## Direction
Give again, exactly as written, the lines of the records below from the line with "Recreate this image as a web" to the line with "height = 448". Both end lines count; pictures do not.

--- start of Given data ---

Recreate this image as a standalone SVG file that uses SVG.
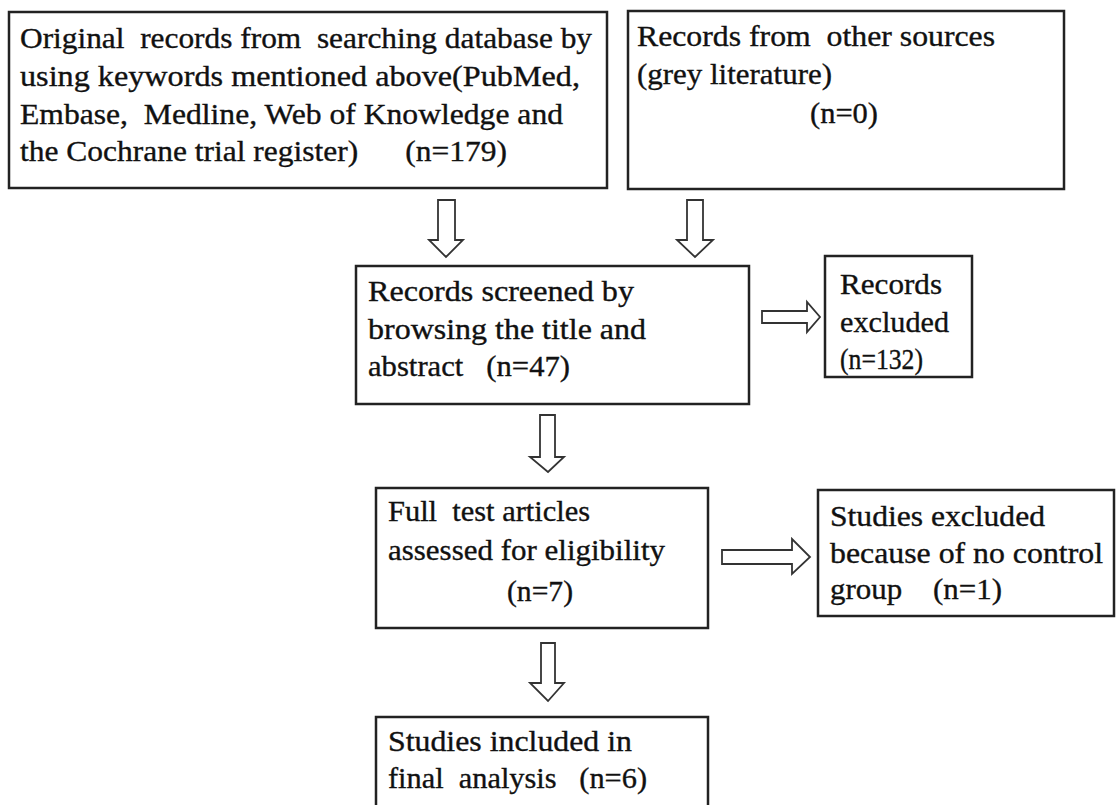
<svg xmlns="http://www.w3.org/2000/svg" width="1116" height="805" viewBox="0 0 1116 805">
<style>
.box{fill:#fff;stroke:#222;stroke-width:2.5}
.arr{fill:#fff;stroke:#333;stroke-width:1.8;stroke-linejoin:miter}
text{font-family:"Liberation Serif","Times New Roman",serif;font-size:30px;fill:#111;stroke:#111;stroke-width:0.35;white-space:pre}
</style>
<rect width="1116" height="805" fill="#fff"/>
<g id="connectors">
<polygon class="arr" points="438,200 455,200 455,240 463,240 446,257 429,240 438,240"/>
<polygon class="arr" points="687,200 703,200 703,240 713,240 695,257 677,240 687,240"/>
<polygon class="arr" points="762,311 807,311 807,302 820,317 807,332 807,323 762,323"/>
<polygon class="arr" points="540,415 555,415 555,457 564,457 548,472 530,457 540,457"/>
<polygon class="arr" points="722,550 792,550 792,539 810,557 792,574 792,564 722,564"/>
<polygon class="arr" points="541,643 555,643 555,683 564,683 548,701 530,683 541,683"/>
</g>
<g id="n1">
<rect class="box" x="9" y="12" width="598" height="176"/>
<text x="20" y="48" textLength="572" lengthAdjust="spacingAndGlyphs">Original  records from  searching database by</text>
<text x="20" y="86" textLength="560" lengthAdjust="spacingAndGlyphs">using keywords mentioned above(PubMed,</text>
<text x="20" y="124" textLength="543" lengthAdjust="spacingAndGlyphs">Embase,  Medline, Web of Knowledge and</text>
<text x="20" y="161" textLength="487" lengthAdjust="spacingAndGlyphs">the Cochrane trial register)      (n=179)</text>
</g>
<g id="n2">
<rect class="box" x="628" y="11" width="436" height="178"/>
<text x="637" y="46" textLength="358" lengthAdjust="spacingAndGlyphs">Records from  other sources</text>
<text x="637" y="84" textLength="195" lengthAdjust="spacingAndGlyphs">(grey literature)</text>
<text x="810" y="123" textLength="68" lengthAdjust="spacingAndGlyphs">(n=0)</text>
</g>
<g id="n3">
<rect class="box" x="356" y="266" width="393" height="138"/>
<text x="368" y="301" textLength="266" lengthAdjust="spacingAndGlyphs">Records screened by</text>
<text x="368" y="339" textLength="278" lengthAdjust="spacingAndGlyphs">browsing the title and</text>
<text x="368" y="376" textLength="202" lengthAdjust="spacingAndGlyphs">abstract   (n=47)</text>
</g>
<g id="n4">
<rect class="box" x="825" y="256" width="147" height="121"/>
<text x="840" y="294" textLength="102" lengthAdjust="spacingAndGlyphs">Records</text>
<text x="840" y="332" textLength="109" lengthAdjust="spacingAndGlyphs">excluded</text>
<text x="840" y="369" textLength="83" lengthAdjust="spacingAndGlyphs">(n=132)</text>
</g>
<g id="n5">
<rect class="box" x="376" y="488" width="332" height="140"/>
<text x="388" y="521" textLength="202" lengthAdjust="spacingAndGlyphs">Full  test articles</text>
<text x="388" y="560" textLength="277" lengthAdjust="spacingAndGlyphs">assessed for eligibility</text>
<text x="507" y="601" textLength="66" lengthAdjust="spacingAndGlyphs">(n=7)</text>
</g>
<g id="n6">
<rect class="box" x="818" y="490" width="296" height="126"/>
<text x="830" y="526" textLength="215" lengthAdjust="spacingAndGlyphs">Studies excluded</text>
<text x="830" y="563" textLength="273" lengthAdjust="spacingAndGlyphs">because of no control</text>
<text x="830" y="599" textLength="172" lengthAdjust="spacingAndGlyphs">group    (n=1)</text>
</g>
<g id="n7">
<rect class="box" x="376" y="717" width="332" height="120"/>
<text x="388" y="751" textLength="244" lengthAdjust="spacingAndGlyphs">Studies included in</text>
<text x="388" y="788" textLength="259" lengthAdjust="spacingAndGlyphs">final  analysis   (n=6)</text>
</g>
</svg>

--- end of Given data ---
--- start of Given data ---

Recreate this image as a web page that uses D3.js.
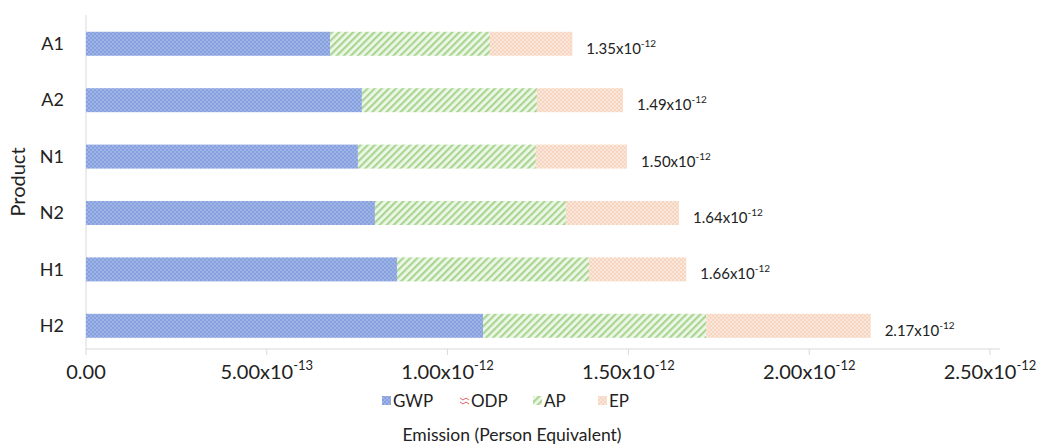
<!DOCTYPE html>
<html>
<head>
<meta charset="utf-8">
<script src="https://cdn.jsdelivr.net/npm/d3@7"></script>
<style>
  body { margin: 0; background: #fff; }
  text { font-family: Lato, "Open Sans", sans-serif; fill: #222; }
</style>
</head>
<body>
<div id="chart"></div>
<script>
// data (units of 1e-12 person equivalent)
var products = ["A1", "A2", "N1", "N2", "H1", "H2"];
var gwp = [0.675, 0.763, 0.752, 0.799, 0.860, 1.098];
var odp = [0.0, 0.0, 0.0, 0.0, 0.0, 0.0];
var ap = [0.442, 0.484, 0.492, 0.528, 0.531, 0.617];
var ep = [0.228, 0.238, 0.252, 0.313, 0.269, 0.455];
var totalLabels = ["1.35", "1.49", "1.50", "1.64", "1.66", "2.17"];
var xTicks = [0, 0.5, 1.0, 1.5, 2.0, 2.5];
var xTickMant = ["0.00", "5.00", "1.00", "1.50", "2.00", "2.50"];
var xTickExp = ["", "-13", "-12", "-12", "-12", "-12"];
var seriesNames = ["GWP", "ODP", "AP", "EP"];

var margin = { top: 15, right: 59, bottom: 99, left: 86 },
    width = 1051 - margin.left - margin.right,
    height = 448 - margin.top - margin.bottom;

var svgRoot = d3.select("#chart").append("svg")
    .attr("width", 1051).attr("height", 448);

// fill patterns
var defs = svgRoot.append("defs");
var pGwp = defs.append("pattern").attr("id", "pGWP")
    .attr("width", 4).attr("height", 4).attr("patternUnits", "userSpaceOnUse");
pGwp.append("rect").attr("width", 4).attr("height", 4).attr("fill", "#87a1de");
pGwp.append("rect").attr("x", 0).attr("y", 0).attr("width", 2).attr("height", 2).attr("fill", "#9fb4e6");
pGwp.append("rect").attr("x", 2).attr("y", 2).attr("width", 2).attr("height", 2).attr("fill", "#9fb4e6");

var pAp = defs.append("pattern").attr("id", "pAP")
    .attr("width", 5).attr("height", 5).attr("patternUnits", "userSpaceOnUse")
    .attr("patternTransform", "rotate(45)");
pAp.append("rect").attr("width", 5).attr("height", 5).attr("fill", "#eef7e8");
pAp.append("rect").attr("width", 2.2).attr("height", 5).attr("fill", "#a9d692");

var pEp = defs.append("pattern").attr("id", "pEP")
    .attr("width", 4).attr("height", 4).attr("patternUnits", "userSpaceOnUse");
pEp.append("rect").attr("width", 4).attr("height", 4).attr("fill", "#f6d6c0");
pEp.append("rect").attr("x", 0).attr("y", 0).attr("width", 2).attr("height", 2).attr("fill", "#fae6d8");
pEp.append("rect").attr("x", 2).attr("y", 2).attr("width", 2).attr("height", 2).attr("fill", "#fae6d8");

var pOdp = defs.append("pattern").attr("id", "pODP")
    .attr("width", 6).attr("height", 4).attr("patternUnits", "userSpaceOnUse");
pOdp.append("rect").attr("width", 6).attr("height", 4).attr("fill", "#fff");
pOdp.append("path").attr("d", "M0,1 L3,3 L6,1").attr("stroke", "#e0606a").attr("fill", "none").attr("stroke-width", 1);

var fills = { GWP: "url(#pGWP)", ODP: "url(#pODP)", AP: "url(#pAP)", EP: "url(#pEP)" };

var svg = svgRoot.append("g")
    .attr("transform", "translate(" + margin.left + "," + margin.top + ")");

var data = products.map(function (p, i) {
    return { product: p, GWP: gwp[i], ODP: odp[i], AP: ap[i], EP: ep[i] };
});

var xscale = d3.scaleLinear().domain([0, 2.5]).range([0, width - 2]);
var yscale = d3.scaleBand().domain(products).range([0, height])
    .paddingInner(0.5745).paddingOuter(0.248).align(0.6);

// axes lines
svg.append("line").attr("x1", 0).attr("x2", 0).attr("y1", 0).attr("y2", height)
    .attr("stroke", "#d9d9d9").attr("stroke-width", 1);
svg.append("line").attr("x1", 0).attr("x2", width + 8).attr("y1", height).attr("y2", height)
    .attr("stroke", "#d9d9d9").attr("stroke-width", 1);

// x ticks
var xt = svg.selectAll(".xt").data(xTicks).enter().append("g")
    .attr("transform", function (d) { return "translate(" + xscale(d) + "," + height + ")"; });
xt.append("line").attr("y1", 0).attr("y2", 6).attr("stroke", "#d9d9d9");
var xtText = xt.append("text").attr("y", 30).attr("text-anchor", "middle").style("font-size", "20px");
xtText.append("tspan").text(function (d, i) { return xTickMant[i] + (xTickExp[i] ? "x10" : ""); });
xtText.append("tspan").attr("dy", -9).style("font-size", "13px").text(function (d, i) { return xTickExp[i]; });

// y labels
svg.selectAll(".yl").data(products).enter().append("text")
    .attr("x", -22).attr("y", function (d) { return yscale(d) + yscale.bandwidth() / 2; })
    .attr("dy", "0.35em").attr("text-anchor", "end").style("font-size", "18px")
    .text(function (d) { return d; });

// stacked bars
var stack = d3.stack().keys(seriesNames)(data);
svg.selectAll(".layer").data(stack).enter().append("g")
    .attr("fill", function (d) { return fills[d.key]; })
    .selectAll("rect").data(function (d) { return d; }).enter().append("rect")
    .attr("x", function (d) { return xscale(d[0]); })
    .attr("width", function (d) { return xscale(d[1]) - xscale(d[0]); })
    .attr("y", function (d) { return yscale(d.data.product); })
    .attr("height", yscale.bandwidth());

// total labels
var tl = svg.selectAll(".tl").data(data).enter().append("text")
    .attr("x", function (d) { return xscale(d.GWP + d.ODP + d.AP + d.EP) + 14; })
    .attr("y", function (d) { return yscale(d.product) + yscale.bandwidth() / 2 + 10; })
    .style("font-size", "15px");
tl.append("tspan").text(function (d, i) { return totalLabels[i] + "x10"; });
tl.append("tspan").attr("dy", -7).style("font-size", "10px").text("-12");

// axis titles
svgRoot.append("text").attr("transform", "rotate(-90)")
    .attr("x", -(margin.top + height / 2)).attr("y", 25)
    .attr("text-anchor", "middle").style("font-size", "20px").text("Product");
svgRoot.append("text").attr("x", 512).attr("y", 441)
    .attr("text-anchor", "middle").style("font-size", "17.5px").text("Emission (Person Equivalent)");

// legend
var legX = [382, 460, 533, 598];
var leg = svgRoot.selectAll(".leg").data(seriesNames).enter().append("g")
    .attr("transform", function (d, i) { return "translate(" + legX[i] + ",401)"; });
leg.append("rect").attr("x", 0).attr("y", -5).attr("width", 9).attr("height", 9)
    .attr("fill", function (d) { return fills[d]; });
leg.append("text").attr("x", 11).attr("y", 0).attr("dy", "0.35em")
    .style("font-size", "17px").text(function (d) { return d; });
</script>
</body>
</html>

--- end of Given data ---
--- start of Given data ---

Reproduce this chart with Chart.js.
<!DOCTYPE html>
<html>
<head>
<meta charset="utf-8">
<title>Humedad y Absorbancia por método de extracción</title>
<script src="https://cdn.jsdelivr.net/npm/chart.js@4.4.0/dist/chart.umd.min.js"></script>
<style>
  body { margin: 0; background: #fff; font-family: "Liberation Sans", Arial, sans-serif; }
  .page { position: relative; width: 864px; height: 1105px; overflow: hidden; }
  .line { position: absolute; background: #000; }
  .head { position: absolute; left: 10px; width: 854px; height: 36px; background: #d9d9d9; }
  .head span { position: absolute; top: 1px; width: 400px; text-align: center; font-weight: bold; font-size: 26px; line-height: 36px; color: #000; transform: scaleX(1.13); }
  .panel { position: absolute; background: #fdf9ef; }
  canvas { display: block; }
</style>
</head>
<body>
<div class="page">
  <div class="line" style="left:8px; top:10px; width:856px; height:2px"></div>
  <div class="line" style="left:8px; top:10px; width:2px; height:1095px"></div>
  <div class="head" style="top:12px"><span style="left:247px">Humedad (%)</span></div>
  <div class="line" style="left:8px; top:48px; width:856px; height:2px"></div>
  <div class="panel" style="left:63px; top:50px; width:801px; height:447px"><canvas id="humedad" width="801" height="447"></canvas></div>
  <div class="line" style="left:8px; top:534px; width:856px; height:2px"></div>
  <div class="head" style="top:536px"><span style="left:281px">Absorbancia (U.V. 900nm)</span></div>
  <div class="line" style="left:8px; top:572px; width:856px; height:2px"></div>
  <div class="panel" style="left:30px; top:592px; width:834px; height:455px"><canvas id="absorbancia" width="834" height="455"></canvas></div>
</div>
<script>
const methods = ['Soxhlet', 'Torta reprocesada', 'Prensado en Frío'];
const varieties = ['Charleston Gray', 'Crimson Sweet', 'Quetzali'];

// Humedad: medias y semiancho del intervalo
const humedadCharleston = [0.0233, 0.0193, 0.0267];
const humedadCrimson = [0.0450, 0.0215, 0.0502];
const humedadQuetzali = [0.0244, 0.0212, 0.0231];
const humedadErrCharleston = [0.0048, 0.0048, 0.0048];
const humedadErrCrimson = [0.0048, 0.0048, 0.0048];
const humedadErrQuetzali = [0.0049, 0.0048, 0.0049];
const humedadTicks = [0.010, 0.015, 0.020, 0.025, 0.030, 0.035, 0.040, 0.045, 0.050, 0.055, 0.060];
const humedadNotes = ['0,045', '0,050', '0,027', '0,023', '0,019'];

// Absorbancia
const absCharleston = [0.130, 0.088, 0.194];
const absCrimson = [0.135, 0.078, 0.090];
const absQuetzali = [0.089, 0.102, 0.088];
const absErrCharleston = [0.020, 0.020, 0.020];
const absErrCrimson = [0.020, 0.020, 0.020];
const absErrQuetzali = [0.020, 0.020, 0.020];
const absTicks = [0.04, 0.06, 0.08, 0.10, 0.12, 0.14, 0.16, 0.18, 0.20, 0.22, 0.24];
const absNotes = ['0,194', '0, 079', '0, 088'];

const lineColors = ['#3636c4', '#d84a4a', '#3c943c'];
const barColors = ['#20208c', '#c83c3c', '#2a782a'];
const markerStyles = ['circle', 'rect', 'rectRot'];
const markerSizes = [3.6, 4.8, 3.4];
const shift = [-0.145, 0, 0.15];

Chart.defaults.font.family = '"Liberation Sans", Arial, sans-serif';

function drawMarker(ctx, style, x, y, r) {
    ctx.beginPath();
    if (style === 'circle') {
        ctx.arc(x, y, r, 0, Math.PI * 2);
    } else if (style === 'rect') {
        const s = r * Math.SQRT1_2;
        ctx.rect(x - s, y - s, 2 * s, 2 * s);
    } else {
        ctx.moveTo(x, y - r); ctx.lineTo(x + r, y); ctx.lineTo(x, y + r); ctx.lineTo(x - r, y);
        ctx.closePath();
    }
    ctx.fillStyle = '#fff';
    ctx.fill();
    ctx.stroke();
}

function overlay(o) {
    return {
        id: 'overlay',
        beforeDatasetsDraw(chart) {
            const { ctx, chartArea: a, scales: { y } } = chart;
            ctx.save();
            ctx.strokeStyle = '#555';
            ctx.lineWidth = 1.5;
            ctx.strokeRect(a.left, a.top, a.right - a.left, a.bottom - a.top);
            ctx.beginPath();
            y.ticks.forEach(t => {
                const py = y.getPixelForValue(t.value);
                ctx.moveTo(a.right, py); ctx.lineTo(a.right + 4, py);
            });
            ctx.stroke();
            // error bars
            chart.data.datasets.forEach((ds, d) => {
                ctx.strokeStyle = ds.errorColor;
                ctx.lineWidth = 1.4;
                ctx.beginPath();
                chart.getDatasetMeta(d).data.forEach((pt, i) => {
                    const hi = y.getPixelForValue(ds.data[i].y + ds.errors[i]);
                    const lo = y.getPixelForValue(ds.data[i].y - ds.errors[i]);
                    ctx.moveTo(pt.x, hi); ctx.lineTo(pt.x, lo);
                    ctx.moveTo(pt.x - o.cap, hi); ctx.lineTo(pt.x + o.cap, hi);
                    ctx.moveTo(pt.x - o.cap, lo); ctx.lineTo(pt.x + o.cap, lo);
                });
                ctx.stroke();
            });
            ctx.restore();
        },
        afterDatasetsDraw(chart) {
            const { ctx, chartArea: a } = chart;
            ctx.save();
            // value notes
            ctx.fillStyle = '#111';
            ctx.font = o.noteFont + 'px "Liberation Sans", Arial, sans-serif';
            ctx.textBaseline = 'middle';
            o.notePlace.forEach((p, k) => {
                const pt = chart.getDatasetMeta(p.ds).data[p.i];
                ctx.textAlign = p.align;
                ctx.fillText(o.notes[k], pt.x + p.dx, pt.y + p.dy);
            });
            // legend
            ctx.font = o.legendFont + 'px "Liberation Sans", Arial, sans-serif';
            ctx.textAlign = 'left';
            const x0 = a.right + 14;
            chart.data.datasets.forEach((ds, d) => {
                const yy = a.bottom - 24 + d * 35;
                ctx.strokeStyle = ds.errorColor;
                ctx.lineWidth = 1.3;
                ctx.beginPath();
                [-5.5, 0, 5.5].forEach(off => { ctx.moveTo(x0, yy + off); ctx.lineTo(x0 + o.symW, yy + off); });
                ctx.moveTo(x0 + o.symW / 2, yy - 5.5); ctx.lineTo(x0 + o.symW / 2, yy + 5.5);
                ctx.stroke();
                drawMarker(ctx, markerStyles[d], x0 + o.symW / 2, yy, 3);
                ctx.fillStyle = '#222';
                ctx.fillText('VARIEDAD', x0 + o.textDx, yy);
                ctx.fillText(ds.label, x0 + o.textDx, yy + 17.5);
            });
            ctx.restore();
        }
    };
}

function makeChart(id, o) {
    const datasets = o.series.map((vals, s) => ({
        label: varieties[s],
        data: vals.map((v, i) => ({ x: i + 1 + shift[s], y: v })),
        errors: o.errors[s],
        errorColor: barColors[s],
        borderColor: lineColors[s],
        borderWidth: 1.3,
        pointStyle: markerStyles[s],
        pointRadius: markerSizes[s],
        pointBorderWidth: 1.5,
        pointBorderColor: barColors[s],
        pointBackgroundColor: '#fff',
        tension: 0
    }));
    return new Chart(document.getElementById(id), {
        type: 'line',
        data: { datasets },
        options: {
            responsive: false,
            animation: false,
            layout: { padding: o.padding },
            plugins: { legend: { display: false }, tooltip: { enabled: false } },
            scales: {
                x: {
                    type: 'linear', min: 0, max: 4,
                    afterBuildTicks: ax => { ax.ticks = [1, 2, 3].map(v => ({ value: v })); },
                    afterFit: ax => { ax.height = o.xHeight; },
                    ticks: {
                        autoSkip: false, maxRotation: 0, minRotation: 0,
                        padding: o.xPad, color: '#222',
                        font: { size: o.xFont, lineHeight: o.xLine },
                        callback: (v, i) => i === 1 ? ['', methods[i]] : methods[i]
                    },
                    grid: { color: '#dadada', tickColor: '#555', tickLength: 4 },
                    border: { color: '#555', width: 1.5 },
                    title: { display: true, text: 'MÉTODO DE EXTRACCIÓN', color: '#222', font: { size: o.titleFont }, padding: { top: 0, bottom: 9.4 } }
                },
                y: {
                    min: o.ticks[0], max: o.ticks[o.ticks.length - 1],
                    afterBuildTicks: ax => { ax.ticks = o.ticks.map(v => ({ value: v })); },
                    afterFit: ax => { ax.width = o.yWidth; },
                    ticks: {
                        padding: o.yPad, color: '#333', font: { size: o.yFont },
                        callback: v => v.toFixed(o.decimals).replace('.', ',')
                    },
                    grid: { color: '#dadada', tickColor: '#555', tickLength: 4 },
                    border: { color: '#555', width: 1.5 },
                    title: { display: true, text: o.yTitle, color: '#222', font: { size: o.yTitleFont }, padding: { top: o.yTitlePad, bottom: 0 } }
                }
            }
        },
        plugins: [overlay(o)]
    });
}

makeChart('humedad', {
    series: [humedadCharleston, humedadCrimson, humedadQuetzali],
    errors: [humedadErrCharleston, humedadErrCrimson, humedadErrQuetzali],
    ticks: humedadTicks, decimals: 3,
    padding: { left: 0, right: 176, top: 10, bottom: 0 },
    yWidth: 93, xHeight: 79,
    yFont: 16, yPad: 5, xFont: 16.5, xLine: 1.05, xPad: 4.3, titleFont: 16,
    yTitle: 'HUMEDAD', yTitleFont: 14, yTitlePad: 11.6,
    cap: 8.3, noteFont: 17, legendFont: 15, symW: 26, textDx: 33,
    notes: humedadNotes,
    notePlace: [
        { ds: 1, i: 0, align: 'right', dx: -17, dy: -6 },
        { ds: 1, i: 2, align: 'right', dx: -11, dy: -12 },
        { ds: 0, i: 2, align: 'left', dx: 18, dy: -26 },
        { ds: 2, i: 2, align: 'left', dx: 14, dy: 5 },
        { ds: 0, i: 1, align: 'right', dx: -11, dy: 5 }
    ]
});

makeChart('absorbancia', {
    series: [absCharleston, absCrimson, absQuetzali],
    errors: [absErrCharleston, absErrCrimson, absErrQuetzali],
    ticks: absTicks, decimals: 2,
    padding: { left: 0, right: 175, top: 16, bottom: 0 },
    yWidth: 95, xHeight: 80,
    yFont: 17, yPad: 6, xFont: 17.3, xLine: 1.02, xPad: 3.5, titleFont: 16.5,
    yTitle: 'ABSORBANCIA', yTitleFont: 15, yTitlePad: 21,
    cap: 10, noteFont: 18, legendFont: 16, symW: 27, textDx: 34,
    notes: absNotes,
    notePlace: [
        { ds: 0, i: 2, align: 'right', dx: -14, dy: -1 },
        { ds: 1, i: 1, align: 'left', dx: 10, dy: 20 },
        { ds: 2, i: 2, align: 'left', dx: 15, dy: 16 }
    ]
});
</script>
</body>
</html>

--- end of Given data ---

## Task solution
Recreate this image as a web page that uses D3.js.
<!DOCTYPE html>
<html>
<head>
<meta charset="utf-8">
<script src="https://cdn.jsdelivr.net/npm/d3@7"></script>
<style>
  body { margin: 0; background: #fff; }
  text { font-family: Lato, "Open Sans", sans-serif; fill: #222; }
</style>
</head>
<body>
<div id="chart"></div>
<script>
// data (units of 1e-12 person equivalent)
var products = ["A1", "A2", "N1", "N2", "H1", "H2"];
var gwp = [0.675, 0.763, 0.752, 0.799, 0.860, 1.098];
var odp = [0.0, 0.0, 0.0, 0.0, 0.0, 0.0];
var ap = [0.442, 0.484, 0.492, 0.528, 0.531, 0.617];
var ep = [0.228, 0.238, 0.252, 0.313, 0.269, 0.455];
var totalLabels = ["1.35", "1.49", "1.50", "1.64", "1.66", "2.17"];
var xTicks = [0, 0.5, 1.0, 1.5, 2.0, 2.5];
var xTickMant = ["0.00", "5.00", "1.00", "1.50", "2.00", "2.50"];
var xTickExp = ["", "-13", "-12", "-12", "-12", "-12"];
var seriesNames = ["GWP", "ODP", "AP", "EP"];

var margin = { top: 15, right: 59, bottom: 99, left: 86 },
    width = 1051 - margin.left - margin.right,
    height = 448 - margin.top - margin.bottom;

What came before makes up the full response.